Senator James Lankford of Oklahoma and Senator Cory Booker of New Jersey are the bill’s co-sponsors. The legislation is championed by the Historic Greenwood/Black Wall Street Coalition, composed of more than 11 Tulsa-based nonprofit organizations.
Members of the House of Representatives are expected to introduce a companion bill when the chamber reconvenes in 2024.
“I commend the senators’ work to ensure that Black Wall Street gets its overdue recognition as a community that is integral to America’s unfinished story,” said Tiffany Crutcher, executive director of the Terence Crutcher Foundation and descendant of a Tulsa Race Massacre survivor. “The bill’s introduction in the Senate, and hopefully soon in the House, gets the nation closer to acknowledging the truth – that this is sacred ground, blood was shed here, and justice has continually been denied. It is my hope that a national monument will inspire the country to rebuild a future Greenwood that is full of possibilities for generations to come.”
“National Monument designation for Greenwood/Black Wall Street represents a Black experience of creativity, entrepreneurship, tragedy, perseverance, triumph, and community,” said Reuben Gant, executive director of the John Hope Franklin Center. “We must recognize memory as an aspect of coming to terms with the past by facing all aspects of American history; stories of great cruelty, and of great courage.”
“As District 1 City Councilor, representing the area where Greenwood and Black Wall Street reside, I take immense pride in the significant step towards federal recognition for Historic Greenwood district by Senators Lankford and Booker, 102 years post the Tulsa Race Massacre,” said Vanessa Hall-Harper, Tulsa City Councilor. “While this overdue acknowledgment is a positive stride for our nation, it doesn’t diminish the profound impact of the 1921 Tulsa Massacre. Instead, it crystallizes both the horrific moment in our history and the eras before and after. Many thanks to all of the advocates who have fought for this recognition for decades as well as the grassroots coalition who worked tirelessly the last three years.”
The Historic Greenwood District of Tulsa, known as Black Wall Street, was once a thriving metropolis of Black wealth and one of the most affluent African American communities during Jim Crow, comprised of Black-owned buildings, businesses, grocery stores, libraries and more. The community served as a successful model for Black economic success in segregated cities.

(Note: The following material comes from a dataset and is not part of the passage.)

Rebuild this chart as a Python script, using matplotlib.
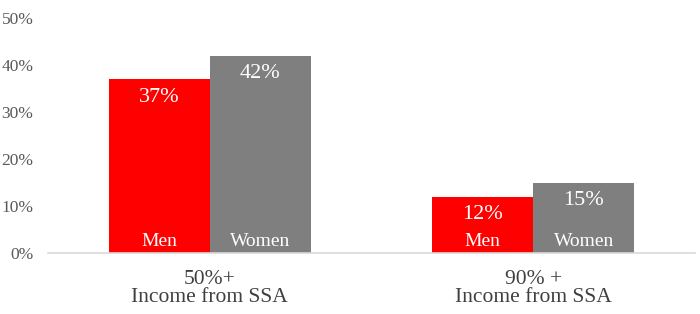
import matplotlib.pyplot as plt
import numpy as np

plt.rcParams["font.family"] = ["Liberation Serif", "DejaVu Serif"]

categories = ["50%+\nIncome from SSA", "90% +\nIncome from SSA"]
series_names = ["Men", "Women"]
men_values = [0.37, 0.12]
women_values = [0.42, 0.15]
value_labels_men = ["37%", "12%"]
value_labels_women = ["42%", "15%"]
y_ticks = [0, 0.1, 0.2, 0.3, 0.4, 0.5]
y_tick_labels = ["0%", "10%", "20%", "30%", "40%", "50%"]

fig = plt.figure(figsize=(7, 3.14), dpi=100)
ax = fig.add_axes([48 / 700, 1 - 253 / 314, 647 / 700, 235 / 314])

x = np.arange(len(categories))
width = 0.312
colors = ["#ff0000", "#7f7f7f"]

for i, (vals, labels, name) in enumerate(zip([men_values, women_values],
                                             [value_labels_men, value_labels_women],
                                             series_names)):
    pos = x + (i - 0.5) * width
    ax.bar(pos, vals, width, color=colors[i])
    for p, v, lab in zip(pos, vals, labels):
        ax.annotate(lab, (p, v), xytext=(0, -18), textcoords="offset pixels",
                    ha="center", va="center", color="white", fontsize=16)
        ax.annotate(name, (p, 0), xytext=(0, 12), textcoords="offset pixels",
                    ha="center", va="center", color="white", fontsize=14)

ax.set_xlim(-0.5, 1.5)
ax.set_ylim(0, 0.5)
ax.set_yticks(y_ticks)
ax.set_yticklabels(y_tick_labels, color="#595959", fontsize=12.5)
ax.set_xticks(x)
ax.set_xticklabels(categories, color="#404040", fontsize=15.5, linespacing=0.95)
ax.tick_params(axis="y", length=0, pad=10.5)
ax.tick_params(axis="x", length=0, pad=12)

for side in ["top", "right", "left"]:
    ax.spines[side].set_visible(False)
ax.spines["bottom"].set_color("#d9d9d9")
ax.spines["bottom"].set_linewidth(1.2)

fig.savefig("out.png", dpi=100)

Starting on the evening of May 31, an angry white mob descended on the neighborhood, murdering more than 300 Black people and razing 35 to 40 square blocks to the ground. The community’s decimation, known as the Tulsa Race Massacre of 1921, is considered one of the worst acts of racial violence in US history.
The Historic Greenwood/Black Wall Street Coalition is seeking to unite all Americans in its national campaign to create the Historic Greenwood/Black Wall Street national monument. In addition to the legislative pathway, the coalition has asked President Joe Biden – who in 2021 became the first sitting US president to publicly acknowledge the massacre – to use his authority under the Antiquities Act as an alternative pathway to secure the designation.